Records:
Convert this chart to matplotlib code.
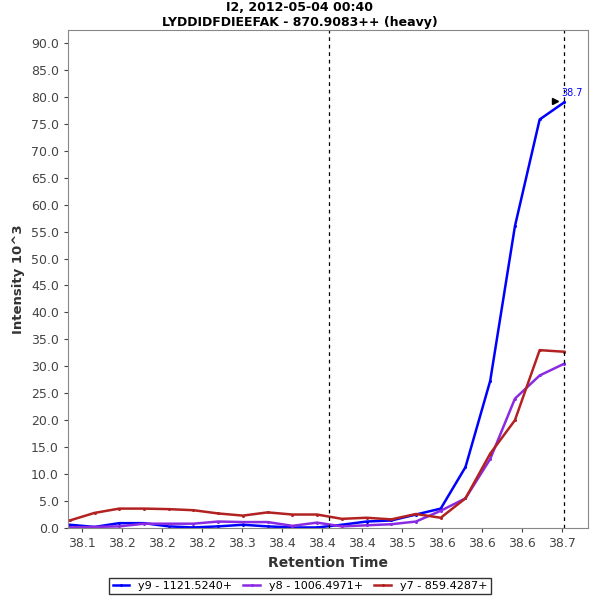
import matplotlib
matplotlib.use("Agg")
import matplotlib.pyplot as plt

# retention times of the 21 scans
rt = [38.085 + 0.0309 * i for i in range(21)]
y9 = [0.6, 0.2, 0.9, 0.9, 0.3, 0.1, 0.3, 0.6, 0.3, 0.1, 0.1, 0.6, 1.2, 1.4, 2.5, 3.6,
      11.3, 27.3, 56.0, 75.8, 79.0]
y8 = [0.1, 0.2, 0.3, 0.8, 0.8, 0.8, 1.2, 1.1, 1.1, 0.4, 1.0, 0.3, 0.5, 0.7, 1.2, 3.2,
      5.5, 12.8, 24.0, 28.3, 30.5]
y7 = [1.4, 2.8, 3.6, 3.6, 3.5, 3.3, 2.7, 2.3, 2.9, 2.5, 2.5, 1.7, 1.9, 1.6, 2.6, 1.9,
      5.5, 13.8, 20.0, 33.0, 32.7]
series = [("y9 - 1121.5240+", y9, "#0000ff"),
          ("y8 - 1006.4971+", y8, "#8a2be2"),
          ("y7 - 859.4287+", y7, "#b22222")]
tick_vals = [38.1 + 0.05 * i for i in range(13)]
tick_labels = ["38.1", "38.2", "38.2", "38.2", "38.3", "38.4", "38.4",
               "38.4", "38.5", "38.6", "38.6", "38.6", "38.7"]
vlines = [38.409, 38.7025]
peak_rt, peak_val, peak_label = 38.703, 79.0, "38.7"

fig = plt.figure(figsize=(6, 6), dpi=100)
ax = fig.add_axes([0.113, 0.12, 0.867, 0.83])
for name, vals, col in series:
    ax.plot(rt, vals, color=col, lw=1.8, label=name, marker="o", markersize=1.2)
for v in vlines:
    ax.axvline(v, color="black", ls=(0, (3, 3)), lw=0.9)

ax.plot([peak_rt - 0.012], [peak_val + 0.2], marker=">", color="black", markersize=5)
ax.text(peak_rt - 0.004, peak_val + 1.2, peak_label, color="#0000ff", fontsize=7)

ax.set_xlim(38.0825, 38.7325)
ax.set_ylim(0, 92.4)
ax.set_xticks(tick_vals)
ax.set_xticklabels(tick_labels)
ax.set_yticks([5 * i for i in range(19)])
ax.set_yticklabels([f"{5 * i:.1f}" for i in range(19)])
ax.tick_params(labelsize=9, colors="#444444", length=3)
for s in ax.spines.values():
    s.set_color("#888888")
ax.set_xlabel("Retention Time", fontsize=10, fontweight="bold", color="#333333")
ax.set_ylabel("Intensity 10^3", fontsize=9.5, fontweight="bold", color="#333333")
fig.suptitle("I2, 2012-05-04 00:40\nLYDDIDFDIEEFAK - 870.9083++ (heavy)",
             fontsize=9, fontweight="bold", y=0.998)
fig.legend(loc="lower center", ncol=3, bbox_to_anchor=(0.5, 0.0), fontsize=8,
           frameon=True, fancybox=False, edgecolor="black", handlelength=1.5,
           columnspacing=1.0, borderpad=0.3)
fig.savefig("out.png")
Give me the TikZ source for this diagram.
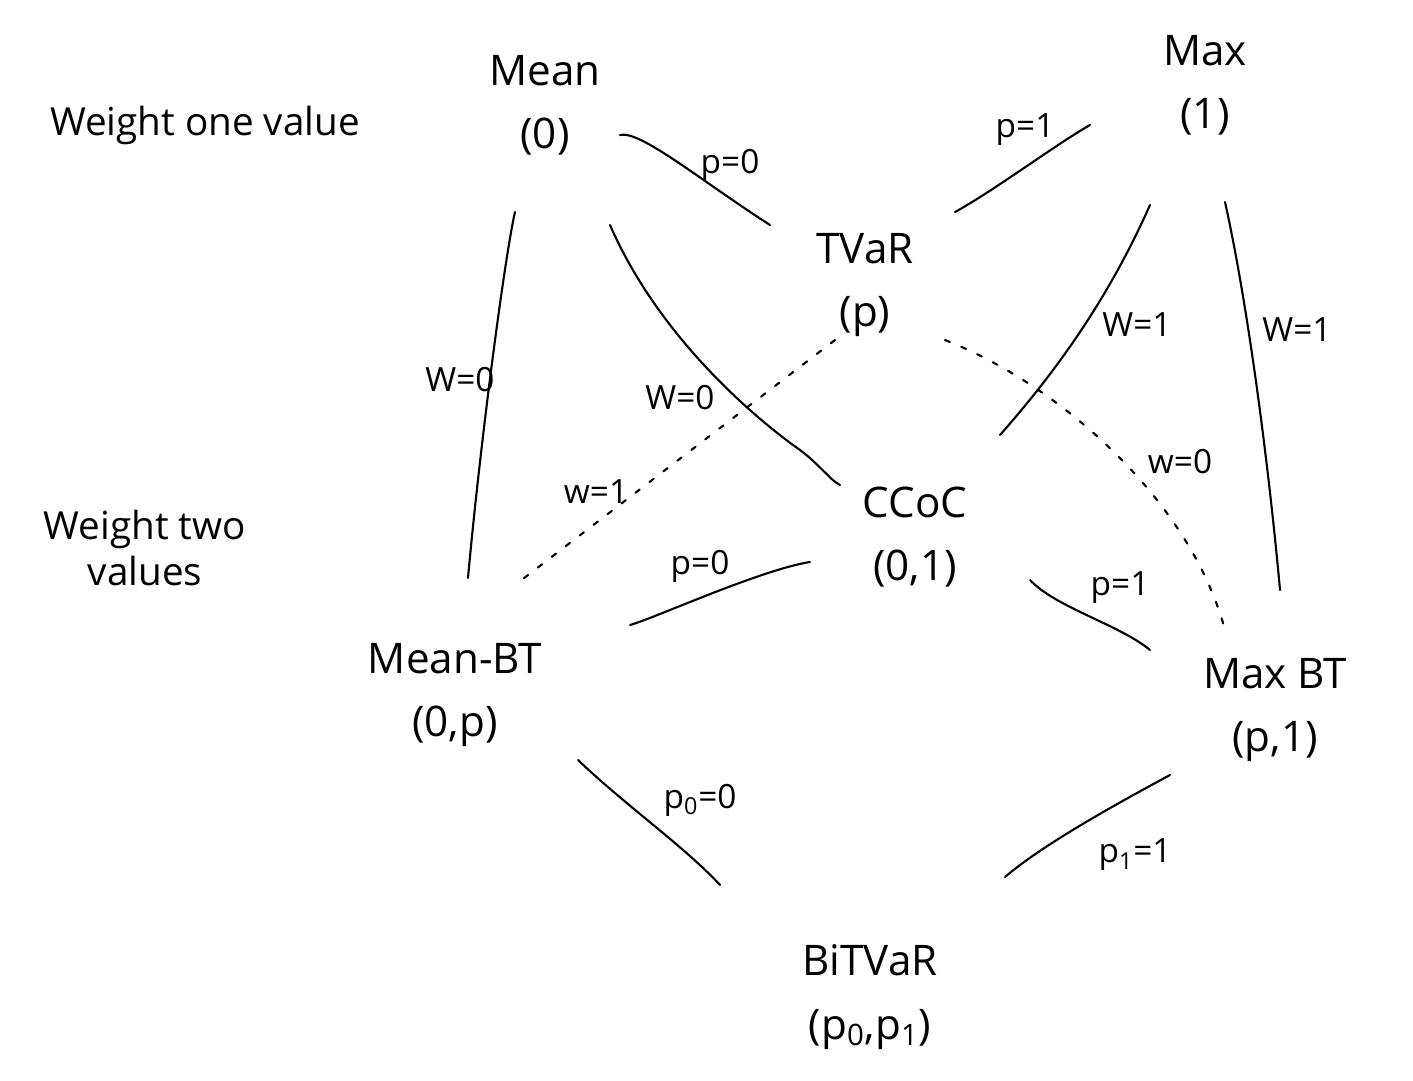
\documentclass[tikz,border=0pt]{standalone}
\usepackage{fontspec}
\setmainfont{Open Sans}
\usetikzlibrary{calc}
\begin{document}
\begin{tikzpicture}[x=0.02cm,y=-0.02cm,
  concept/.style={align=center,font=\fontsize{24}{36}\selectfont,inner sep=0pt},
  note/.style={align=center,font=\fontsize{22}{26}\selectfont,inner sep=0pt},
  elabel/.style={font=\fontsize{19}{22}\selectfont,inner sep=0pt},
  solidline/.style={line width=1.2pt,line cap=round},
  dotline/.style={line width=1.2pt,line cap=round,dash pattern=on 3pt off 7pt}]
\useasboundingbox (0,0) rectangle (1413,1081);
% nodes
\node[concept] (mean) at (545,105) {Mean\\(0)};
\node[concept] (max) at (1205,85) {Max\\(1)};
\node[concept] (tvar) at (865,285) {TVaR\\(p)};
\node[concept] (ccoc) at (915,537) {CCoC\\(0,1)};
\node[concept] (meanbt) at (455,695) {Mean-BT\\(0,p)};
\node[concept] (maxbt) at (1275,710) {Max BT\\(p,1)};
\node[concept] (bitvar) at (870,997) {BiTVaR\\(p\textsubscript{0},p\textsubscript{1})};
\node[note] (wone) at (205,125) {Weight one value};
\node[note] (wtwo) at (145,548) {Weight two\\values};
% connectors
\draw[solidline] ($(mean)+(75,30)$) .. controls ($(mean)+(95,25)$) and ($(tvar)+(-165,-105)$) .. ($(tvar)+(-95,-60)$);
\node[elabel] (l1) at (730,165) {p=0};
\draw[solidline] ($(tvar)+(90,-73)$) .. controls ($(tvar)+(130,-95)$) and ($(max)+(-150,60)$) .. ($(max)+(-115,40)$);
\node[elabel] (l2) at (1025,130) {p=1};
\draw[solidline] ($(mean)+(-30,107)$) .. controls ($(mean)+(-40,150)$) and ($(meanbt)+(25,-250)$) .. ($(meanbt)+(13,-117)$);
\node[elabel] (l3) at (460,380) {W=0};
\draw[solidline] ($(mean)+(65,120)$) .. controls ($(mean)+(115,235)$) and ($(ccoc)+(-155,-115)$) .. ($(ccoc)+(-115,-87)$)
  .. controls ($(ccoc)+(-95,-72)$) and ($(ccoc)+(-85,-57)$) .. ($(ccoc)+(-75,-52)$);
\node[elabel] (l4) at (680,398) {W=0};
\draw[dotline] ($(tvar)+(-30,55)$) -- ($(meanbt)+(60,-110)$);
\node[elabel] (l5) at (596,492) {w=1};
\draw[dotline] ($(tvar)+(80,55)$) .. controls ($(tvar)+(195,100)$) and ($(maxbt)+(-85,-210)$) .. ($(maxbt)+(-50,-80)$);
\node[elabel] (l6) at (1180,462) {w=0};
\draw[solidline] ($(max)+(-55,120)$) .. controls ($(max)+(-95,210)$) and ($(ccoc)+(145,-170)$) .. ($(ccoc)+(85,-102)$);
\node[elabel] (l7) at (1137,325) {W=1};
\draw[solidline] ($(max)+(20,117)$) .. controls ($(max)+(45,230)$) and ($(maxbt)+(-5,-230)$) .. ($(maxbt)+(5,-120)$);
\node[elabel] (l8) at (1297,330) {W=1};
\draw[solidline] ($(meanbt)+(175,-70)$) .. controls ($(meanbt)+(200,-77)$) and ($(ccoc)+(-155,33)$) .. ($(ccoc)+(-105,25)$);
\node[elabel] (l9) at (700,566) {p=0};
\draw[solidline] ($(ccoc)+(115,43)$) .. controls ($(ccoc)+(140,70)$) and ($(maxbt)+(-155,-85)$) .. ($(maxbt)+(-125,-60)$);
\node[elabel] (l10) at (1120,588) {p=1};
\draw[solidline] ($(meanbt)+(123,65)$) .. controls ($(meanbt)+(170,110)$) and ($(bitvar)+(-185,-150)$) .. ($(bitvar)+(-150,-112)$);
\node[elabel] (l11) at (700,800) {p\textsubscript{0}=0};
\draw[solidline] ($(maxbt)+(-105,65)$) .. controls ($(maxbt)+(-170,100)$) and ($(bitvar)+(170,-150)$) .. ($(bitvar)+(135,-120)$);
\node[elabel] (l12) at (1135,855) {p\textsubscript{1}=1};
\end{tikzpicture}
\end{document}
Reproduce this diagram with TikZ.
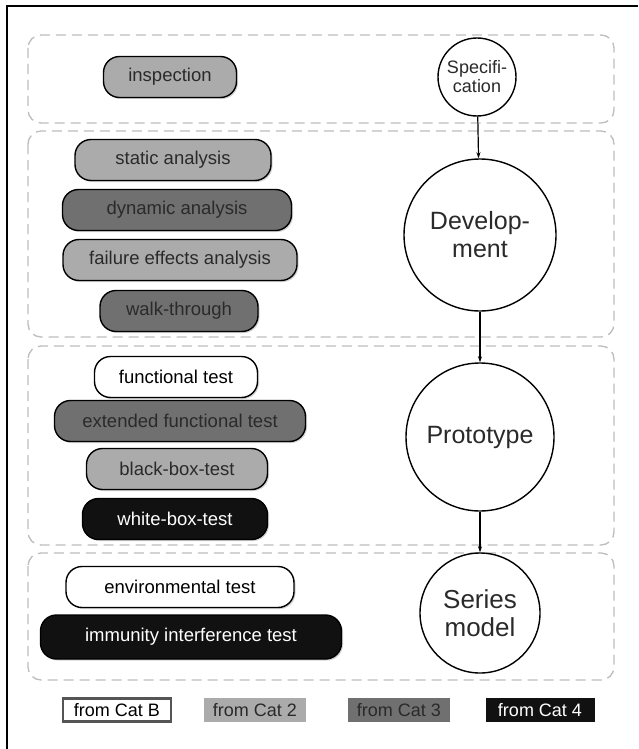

▸ What you will do: Filter the entries above down to the lines containing the word "matplotlib".

▸ Reply:
Convert this chart to matplotlib code.
import matplotlib
matplotlib.use("Agg")
import matplotlib.pyplot as plt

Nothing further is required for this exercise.